Anyway, here’s the approximate make-up of my inbox:

  • Messages that shouldn’t have even come to me
    • Stuff I was CC’d on for reasons I still don’t comprehend, because they have nothing to do with me or are an FYI that is kind of relevant but I really didn’t need; most of these are Reply Alls
    • Emails for one of two Kristins in my company, neither of whom is this KristEn because like a cyclops I have only one I (Get it?); most of these are also Reply Alls.
    • Random questions that should have been a Google search not an email
  • Messages that should be on a to-do list not in my inbox
    • Questions or requests that need my attention but I haven’t gotten to them yet, so they’re sitting in my inbox because I don’t want to forget about them. (Yes, I know this is bad. I’m working on it.)
    • Things I need to review (e.g., drafts I need to sign off on, summaries of decisions that affect my projects, etc.) but haven’t gotten to yet
  • Stuff I don’t want to forget but haven’t figured out where to put so I don’t lose it
  • Stuff I haven’t opened yet so who knows

Usually I also have several event reminders and social media digests, but I’ve cleaned those out already. And I’ve got 212 unread messages sitting in my “Interesting but Non-Urgent” folder, which is where I send all of my newsletter subscriptions using filters.

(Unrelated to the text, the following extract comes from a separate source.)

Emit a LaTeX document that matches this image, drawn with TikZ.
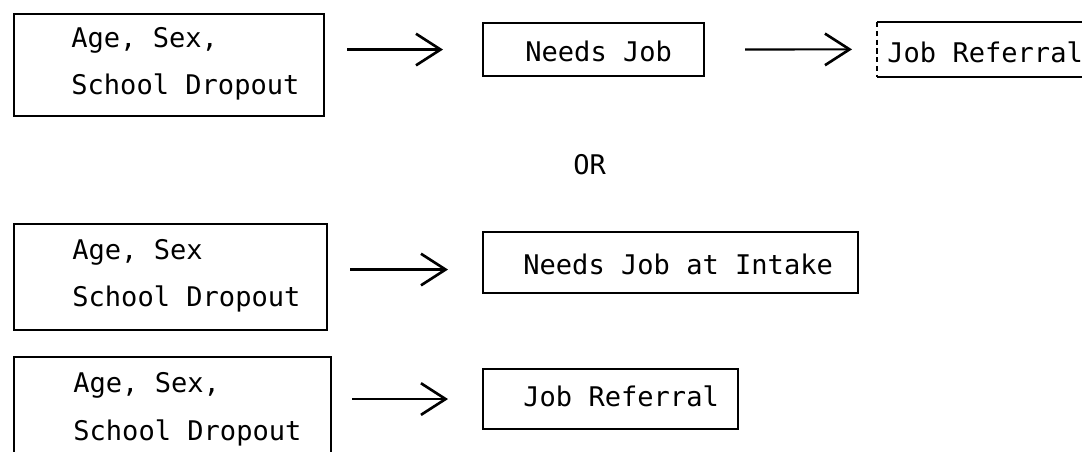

This isn’t horrible, but it’s not great. It feels like the Sword of Damocles is hanging over me every time I sit in front of my computer. I have all these fantasies and big plans for living at Inbox Zero, but I find myself barely hanging on all the time at Inbox Trying-Not-to-Cry. And seriously everyone hates email. I don’t know one person who loves it. I love the idea of email, but actual email is slowly sapping my will to live. Why is it so painful? And what can we do about it?

I keep staring at solutions like SaneBox — mostly because Facebook somehow knows that I hate email just like it knows I love workout tanks that say things like “I Run Because Punching People is Frowned Upon” and “Burpees Don’t Like You Either” and constantly puts the ads in front of me — and wondering: Is it really possible to stop hating email? Can we really tame the beast and bring it back to its original pure beginnings when it was useful instead of crushing? And we can, can we do it through some service or solution that won’t violate basically every technology and security requirement of all of my government contracts by giving a third-party service unfettered access to my confidential email?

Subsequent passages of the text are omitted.